Ludmila Armata
Misfits
Ludmila Armata’s Misfits presents paintings of people who do not fit anywhere. Where are they anyway? What country, what culture, and what century do they come from? They are real presences that hang in space, emerge, or dissolve. Surrounded by darkness and light that becomes a vehicle for emotion. These situational studies are dark, brooding, contained, but the story is a universal one. Repression, confinement, and the general state of the human condition are the subject here. Ludmila Armata begins by imagining both darkness and light together, then builds a resonance into the painting. In Eros (2010), or Caspian (2010), Armata’s subjects hang in a state of suspension, as if in purgatory. The ambiguity is in the distancing, the absolute abstraction of the spaces they are rendered in. “Its all about light and dark. Playing with emergent or disappearing form becomes an aesthetic pretext of sorts,” states Armata.
Having recently travelled extensively to Africa, India and the Middle East, Armata comments : “In my latest travels, I sketched from observation. I became acutely aware of the universality of confinement, repression and restriction of humans, whatever the culture. In developed countries, this is nearly invisible but in existence. The subjects emerged out of my sketches naturally.”
What we do not see is what caused or led to the fatal containment of these suspended souls. This is also what makes these paintings so challenging. It should be noted, that Armata has not worked in oil on a large scale for over twenty years, not since a show at Rochon gallery in Toronto.

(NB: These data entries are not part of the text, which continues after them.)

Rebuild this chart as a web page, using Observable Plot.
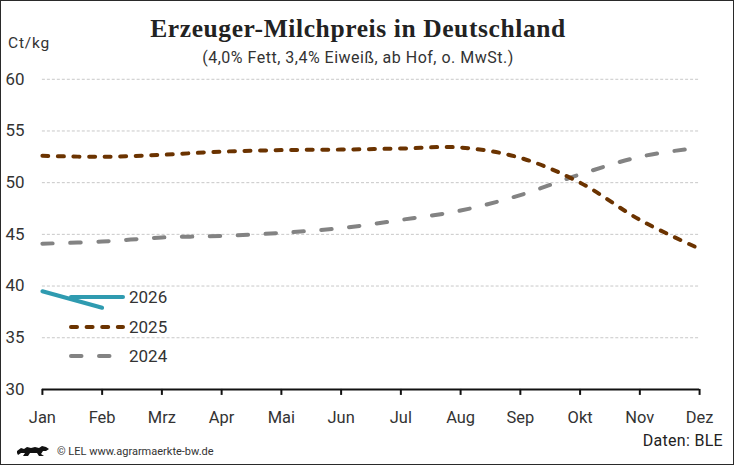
<!DOCTYPE html>
<html><head><meta charset="utf-8">
<script src="https://cdn.jsdelivr.net/npm/d3@7"></script>
<script src="https://cdn.jsdelivr.net/npm/@observablehq/plot@0.6"></script>
<style>
html,body{margin:0;padding:0;background:#fff;}
#wrap{position:relative;width:734px;height:465px;box-sizing:border-box;border:1px solid #2a2a2a;overflow:hidden;font-family:Roboto,"Liberation Sans",sans-serif;color:#333;}
#wrap svg.plot{position:absolute;left:-1px;top:-1px;}
.abs{position:absolute;white-space:nowrap;}
#title{left:-10px;width:734px;top:13px;text-align:center;font-family:"Liberation Serif",serif;font-weight:bold;font-size:25.5px;color:#222;letter-spacing:0.6px;}
#subtitle{left:-10px;width:734px;top:47px;text-align:center;font-size:16px;letter-spacing:0.5px;color:#333;}
#unit{left:7px;top:33px;font-size:15.5px;letter-spacing:0.8px;color:#333;}
#legend{left:67px;top:281px;font-size:17px;color:#333;}
#legend .row{display:flex;align-items:center;height:29.7px;}
#legend svg{margin-right:3px;}
#source{right:10px;top:430px;font-size:16px;letter-spacing:0.3px;color:#222;}
#copy{left:14px;top:443px;font-size:11px;color:#333;display:flex;align-items:center;}
</style></head>
<body>
<div id="wrap">
  <div id="chart"></div>
  <div id="title" class="abs">Erzeuger-Milchpreis in Deutschland</div>
  <div id="subtitle" class="abs">(4,0% Fett, 3,4% Eiweiß, ab Hof, o. MwSt.)</div>
  <div id="unit" class="abs">Ct/kg</div>
  <div id="legend" class="abs"></div>
  <div id="source" class="abs">Daten: BLE</div>
  <div id="copy" class="abs"><svg width="36" height="14" viewBox="0 0 36 14" style="margin-right:6px"><path d="M2 7 L6 4 L9 5 L12 3 L16 4 L20 3 L24 4 L27 2 L31 3 L34 5 L31 7 L28 7 L26 10 L29 12 L24 12 L22 9 L15 9 L13 12 L8 12 L10 9 L6 9 L3 11 L2 9 Z" fill="#111"/></svg>© LEL www.agrarmaerkte-bw.de</div>
</div>
<script>
const months = ["Jan","Feb","Mrz","Apr","Mai","Jun","Jul","Aug","Sep","Okt","Nov","Dez"];
const years = ["2026","2025","2024"];
const values2026 = [39.5, 37.9];
const values2025 = [52.6, 52.5, 52.7, 53.0, 53.15, 53.2, 53.3, 53.4, 52.4, 50.0, 46.4, 43.6];
const values2024 = [44.1, 44.3, 44.7, 44.85, 45.15, 45.6, 46.4, 47.3, 48.8, 50.8, 52.5, 53.4];
const yTicks = [30, 35, 40, 45, 50, 55, 60];

const colors = {"2026": "#2f9bb0", "2025": "#6b3300", "2024": "#838383"};
const dashes = {"2026": null, "2025": "6,9.6", "2024": "10.5,17.5"};
const widths = {"2026": 4, "2025": 4, "2024": 4};

const toRows = (arr, year) => arr.map((v, i) => ({m: i, v, year}));
const data2026 = toRows(values2026, "2026");
const data2025 = toRows(values2025, "2025");
const data2024 = toRows(values2024, "2024");

const lineOpts = (year) => ({x: "m", y: "v", stroke: colors[year], strokeWidth: widths[year],
  strokeDasharray: dashes[year] || undefined, strokeLinecap: "round", curve: "catmull-rom"});

const plot = Plot.plot({
  width: 734, height: 465,
  marginTop: 78, marginBottom: 76, marginLeft: 41, marginRight: 34,
  style: {fontFamily: "Roboto, 'Liberation Sans', sans-serif", color: "#333", background: "transparent", overflow: "visible"},
  x: {domain: [0, 11]},
  y: {domain: [30, 60]},
  marks: [
    Plot.gridY(yTicks.filter(d => d > 30), {stroke: "#c8c8c8", strokeOpacity: 1, strokeDasharray: "3,2"}),
    Plot.axisY(yTicks, {tickSize: 0, tickPadding: 0, textAnchor: "start", dx: -37, fontSize: 17, label: null, fill: "#333"}),
    Plot.axisX(d3.range(12), {tickSize: 6, tickPadding: 16, tickFormat: i => months[i], fontSize: 16.5, label: null, stroke: "#111", strokeWidth: 2, fill: "#333"}),
    Plot.ruleY([30], {stroke: "#111", strokeWidth: 2}),
    Plot.line(data2024, lineOpts("2024")),
    Plot.line(data2025, lineOpts("2025")),
    Plot.line(data2026, lineOpts("2026"))
  ]
});
document.getElementById("chart").appendChild(plot);

const legend = document.getElementById("legend");
for (const y of years) {
  const row = document.createElement("div");
  row.className = "row";
  const dash = dashes[y] ? `stroke-dasharray="${dashes[y]}"` : "";
  row.innerHTML = `<svg width="58" height="10"><line x1="3" y1="5" x2="55" y2="5" stroke="${colors[y]}" stroke-width="${widths[y]}" stroke-linecap="round" ${dash}/></svg><span>${y}</span>`;
  legend.appendChild(row);
}
</script>
</body></html>
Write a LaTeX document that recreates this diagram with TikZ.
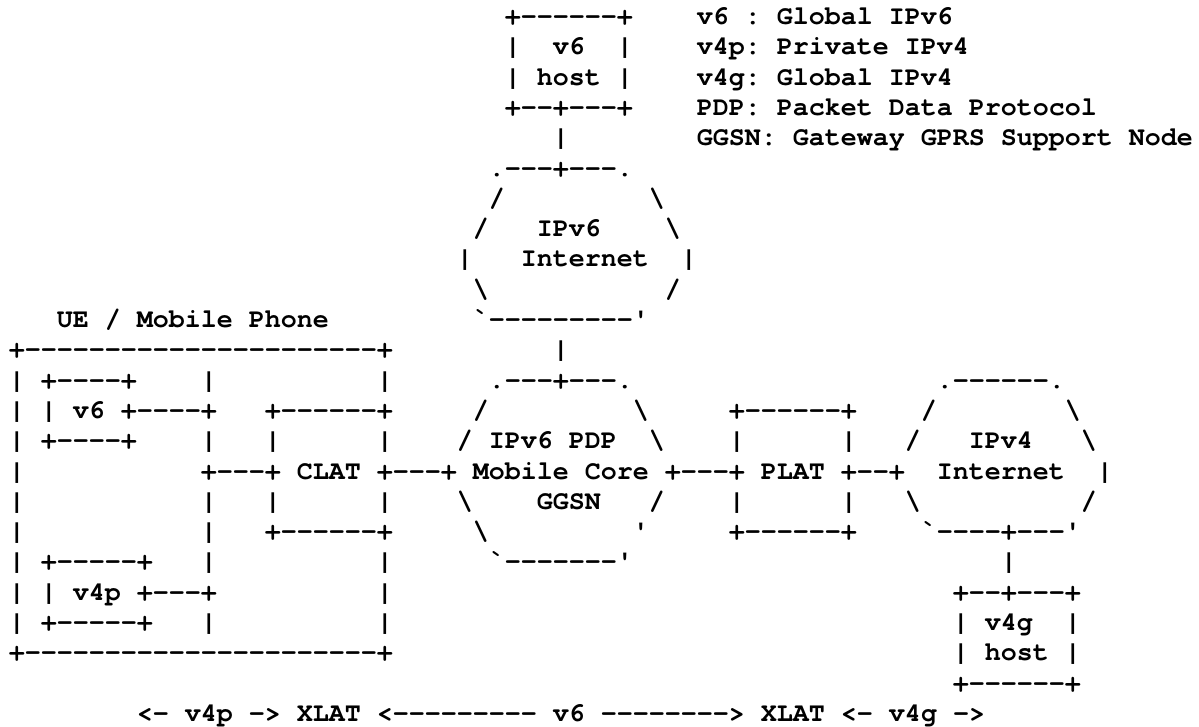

Morpheus (2010) has all the textural flesh and colour of Chaim Soutine’s Slaughtered Ox (1925). A central skeletal figure of a man hangs in space. His arms trail off like the dying tendrils of a plant. The rest of his body has vanished into thin air. Eviscerated, dematerialized, the fleshy material of light and dark that Armata’s Morpheus (the God of Dreams) manifests recalls details of Christ’s body in Altdorfer’s Crucifixion scene from 1526. Soledad (2010), a large horizontal piece, again offers the human figure, arms outstretched. The bodily presence of such paintings, with their emergent light, objectifies the human body. Whether a deposition or resurrection, the resonance is as ambiguous as the light and dark hence that transcendent, not at all realistic, ambiance. And so we have to accept that the physicality of these suspended bodies is about captivity, repression and containment of the human soul, a state that exists within each of us daily, though it is near impossible to measure in any rational way.
Icarus (2011) is a more hopeful painting. All we see is the feet and legs. Is he rising or falling?
Odysseus (2010) rests in silence on his side, his body wrapped in cloth like a human pupae sleeping in perpetuity. This figure is entombed by an absence of light, caught is space and time in perpetuity.
Orpheo (2011) presents a standing figure bisected by a sheet of pure light. We cannot see the face. The body is randomized, and could be any person from any culture. Whatever is to take place in the future, or whatever happened in a past, this figure has had no choice in deciding their fate. Fate exists as a dimension of physics, far stronger, more elusive, than any of these people could be… Light resonates ambiguously in and around these bodies, just as it does in Rembrandt’s Carcass of Beef (Flayed Ox) (1655) in the Louvre.
Armata’s paintings express universal and unspoken truths about the human condition.